## The problem
Your task is to reproduce, verbatim and without pictures, the lines from the opening of the listing through the line containing "from bokeh.resources import INLINE".

## Provided entries

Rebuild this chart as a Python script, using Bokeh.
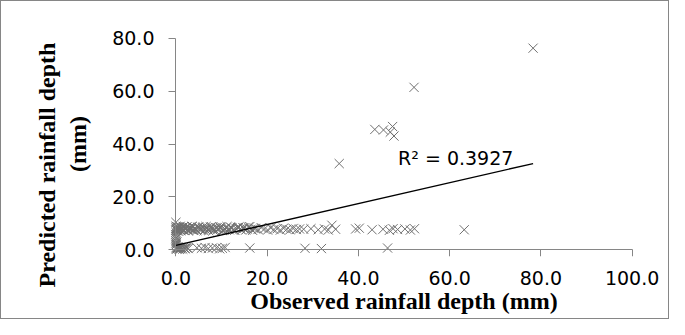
from bokeh.plotting import figure
from bokeh.models import Range1d, Label, NumeralTickFormatter, FixedTicker, LinearAxis, Title
from bokeh.embed import file_html
from bokeh.resources import INLINE

# ---------------- data ----------------
x_ticks = [0, 20, 40, 60, 80, 100]
y_ticks = [0, 20, 40, 60, 80]

x_title = "Observed rainfall depth (mm)"
y_title_1 = "Predicted rainfall depth"
y_title_2 = "(mm)"
r2_text = "R² = 0.3927"

trend_intercept = 1.7
trend_slope = 0.395

# band of predictions around 7-9 mm
obs_upper = [0.0, 0.1, 0.2, 0.3, 0.4, 0.5, 0.6, 0.8, 1.0, 1.2,
             1.4, 1.6, 1.8, 2.0, 2.3, 2.6, 2.9, 3.2, 3.5, 3.8,
             4.1, 4.4, 4.8, 5.2, 5.6, 6.0, 6.4, 6.8, 7.2, 7.6,
             8.0, 8.5, 9.0, 9.5, 10.0, 10.5, 11.0, 11.5, 12.0, 12.6,
             13.2, 13.8, 14.4, 15.0, 15.6, 16.2, 16.8, 17.4, 18.0, 18.7,
             19.4, 20.1, 20.8, 21.5, 22.2, 22.9, 23.6, 24.3, 25.0, 25.7,
             26.4, 27.1, 28.0, 29.6, 31.2, 32.6, 33.4, 34.2, 35.0, 39.4,
             40.2, 43.0, 45.4, 46.8, 47.6, 48.6, 50.2, 51.4, 52.3, 63.2]
pred_upper = [8.2, 7.4, 8.8, 7.8, 8.5, 7.2, 8.0, 8.6, 7.5, 8.3,
              7.9, 8.7, 7.3, 8.1, 8.6, 7.6, 8.3, 7.9, 8.8, 7.4,
              8.2, 7.7, 8.5, 8.0, 7.5, 8.7, 7.8, 8.3, 7.3, 8.6,
              8.0, 7.6, 8.4, 7.9, 8.7, 7.4, 8.2, 7.8, 8.5, 7.6,
              8.1, 8.6, 7.5, 8.3, 7.9, 8.8, 7.4, 8.1, 7.7, 8.4,
              7.9, 7.5, 8.3, 7.7, 8.0, 7.5, 8.2, 7.8, 7.6, 8.1,
              7.7, 7.9, 7.8, 8.0, 7.6, 7.9, 7.5, 9.3, 7.8, 7.9,
              8.2, 7.6, 7.8, 7.4, 8.0, 7.7, 7.9, 7.5, 8.0, 7.6]

obs_upper2 = [0.0, 0.0, 0.1, 0.3, 0.5, 0.7, 0.9, 1.1, 1.3, 1.5,
              1.7, 1.9, 2.1, 2.4, 2.7, 3.0, 3.3, 3.6, 3.9, 4.2,
              4.6, 5.0, 5.4, 5.8, 6.2, 6.6, 7.0, 7.4, 7.8, 8.2,
              8.7, 9.2, 9.7, 10.2, 10.7, 11.2, 11.7, 12.3, 12.9, 13.5,
              14.1, 14.7, 15.3, 15.9, 16.5, 17.1]
pred_upper2 = [7.5, 8.9, 8.0, 7.2, 8.4, 7.7, 8.9, 7.3, 8.2, 7.6,
               8.8, 7.4, 8.1, 8.6, 7.2, 8.4, 7.8, 8.9, 7.5, 8.2,
               7.3, 8.6, 7.9, 8.4, 7.2, 8.8, 7.6, 8.1, 8.7, 7.4,
               8.3, 7.8, 8.6, 7.3, 8.0, 8.8, 7.6, 8.2, 7.4, 8.5,
               7.9, 8.3, 7.5, 8.6, 7.8, 8.1]

# predictions near zero
obs_lower = [0.0, 0.1, 0.2, 0.3, 0.4, 0.5, 0.6, 0.7, 0.8, 0.9,
             1.0, 1.1, 1.3, 1.5, 1.7, 1.9, 2.1, 2.3, 2.5, 2.7,
             4.6, 5.6, 6.4, 7.1, 8.0, 8.9, 9.6, 10.2, 10.8, 16.2,
             28.3, 31.9, 46.4]
pred_lower = [0.5, 1.0, 0.3, 0.8, 0.6, 1.1, 0.4, 0.9, 0.2, 0.7,
              1.0, 0.5, 0.8, 0.3, 0.9, 0.6, 0.4, 1.0, 0.7, 0.5,
              0.8, 0.6, 0.9, 0.5, 0.7, 0.8, 0.4, 0.6, 0.9, 0.7,
              0.6, 0.5, 0.7]

# zero observed, various predictions
obs_zero = [0.0, 0.0, 0.0, 0.0, 0.0, 0.0, 0.0, 0.1, 0.1, 0.2, 0.0]
pred_zero = [1.8, 2.6, 3.4, 4.2, 5.0, 5.8, 6.6, 2.2, 4.6, 3.0, 10.4]

# large events
obs_high = [35.8, 43.6, 45.5, 47.5, 47.0, 47.8, 52.2, 78.3]
pred_high = [32.6, 45.5, 45.3, 46.6, 44.5, 43.0, 61.4, 76.2]

observed = obs_upper + obs_upper2 + obs_lower + obs_zero + obs_high
predicted = pred_upper + pred_upper2 + pred_lower + pred_zero + pred_high

# ---------------- figure ----------------
AXIS_GREY = "#868686"
TICK_FONT = "DejaVu Sans"
TITLE_FONT = "Liberation Serif"

p = figure(width=669, height=319,
           x_range=Range1d(-2.5, 102.5), y_range=Range1d(-2.5, 82.5),
           output_backend="svg", toolbar_location=None,
           min_border_left=163, min_border_right=27,
           min_border_top=30, min_border_bottom=64)
p.styles = {"border": "1px solid #868686", "box-sizing": "border-box"}
p.grid.visible = False
p.outline_line_color = None

p.scatter(observed, predicted, marker="x", size=13,
          line_color="#707070", line_width=1)

trend_x = [0, max(observed)]
trend_y = [trend_intercept + trend_slope * v for v in trend_x]
p.line(trend_x, trend_y, line_color="black", line_width=1.3)

# axes carrying the tick labels and titles (at the frame edge)
def label_axis(ax, ticks, standoff):
    ax.ticker = FixedTicker(ticks=ticks)
    ax.formatter = NumeralTickFormatter(format="0.0")
    ax.axis_line_color = None
    ax.major_tick_line_color = None
    ax.major_tick_out = 0
    ax.major_tick_in = 0
    ax.minor_tick_line_color = None
    ax.major_label_text_font = TICK_FONT
    ax.major_label_text_font_size = "19px"
    ax.major_label_text_color = "black"
    ax.major_label_standoff = standoff
    ax.axis_label_text_font = TITLE_FONT
    ax.axis_label_text_font_style = "bold"
    ax.axis_label_text_font_size = "24px"
    ax.axis_label_text_color = "black"

xlab = p.xaxis[0]
label_axis(xlab, x_ticks, 14)
xlab.axis_label = x_title
xlab.axis_label_standoff = 0

ylab = p.yaxis[0]
label_axis(ylab, y_ticks, 10)
ylab.axis_label = y_title_2
ylab.axis_label_standoff = 18

# axes carrying the axis lines and tick marks, pinned at zero
def line_axis(ticks, bounds):
    ax = LinearAxis(ticker=FixedTicker(ticks=ticks), bounds=bounds, fixed_location=0,
                    axis_line_color=AXIS_GREY, axis_line_width=1,
                    major_tick_line_color=AXIS_GREY, major_tick_in=7, major_tick_out=0,
                    minor_tick_line_color=None,
                    major_label_overrides={t: "" for t in ticks})
    return ax

p.add_layout(line_axis(x_ticks, (0, 100)), "above")
p.add_layout(line_axis(y_ticks, (0, 80)), "right")

p.add_layout(Title(text=y_title_1, align="left", offset=-31,
                   text_font=TITLE_FONT, text_font_style="bold",
                   text_font_size="24px", text_color="black", standoff=6), "left")

p.add_layout(Label(x=48.7, y=34.6, text=r2_text, text_align="left",
                   text_baseline="alphabetic", text_font=TICK_FONT,
                   text_font_size="19px", text_color="black"))

open("out.html", "w").write(file_html(p, INLINE))
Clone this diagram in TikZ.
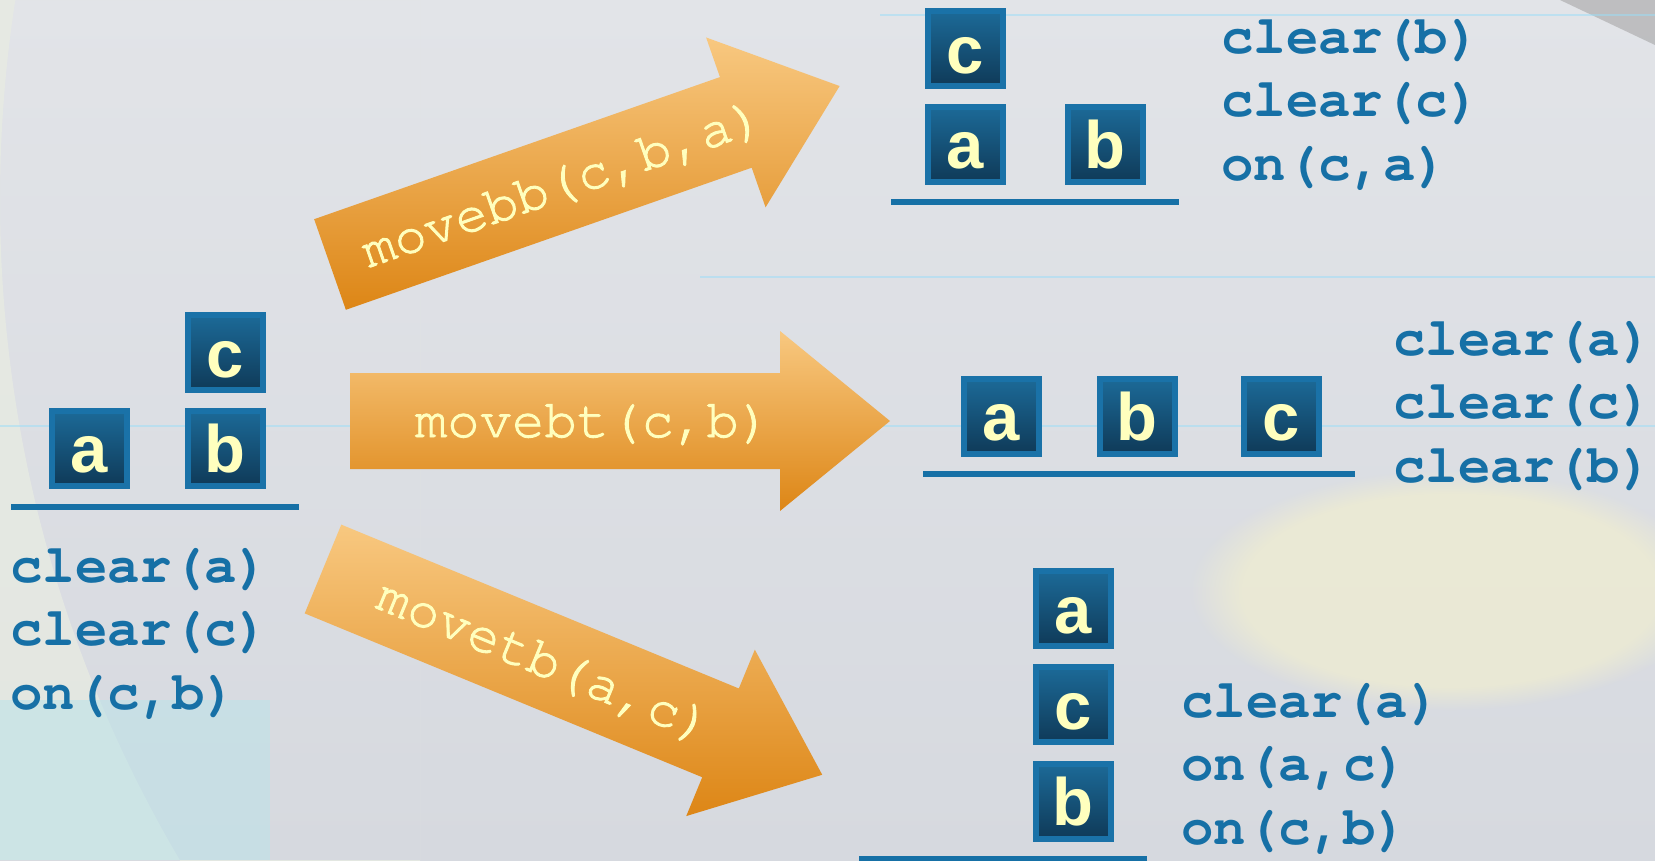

## Response to the exercise
Rebuild this chart as a Python script, using Bokeh.
from bokeh.plotting import figure
from bokeh.models import Range1d, Label, NumeralTickFormatter, FixedTicker, LinearAxis, Title
from bokeh.embed import file_html
from bokeh.resources import INLINE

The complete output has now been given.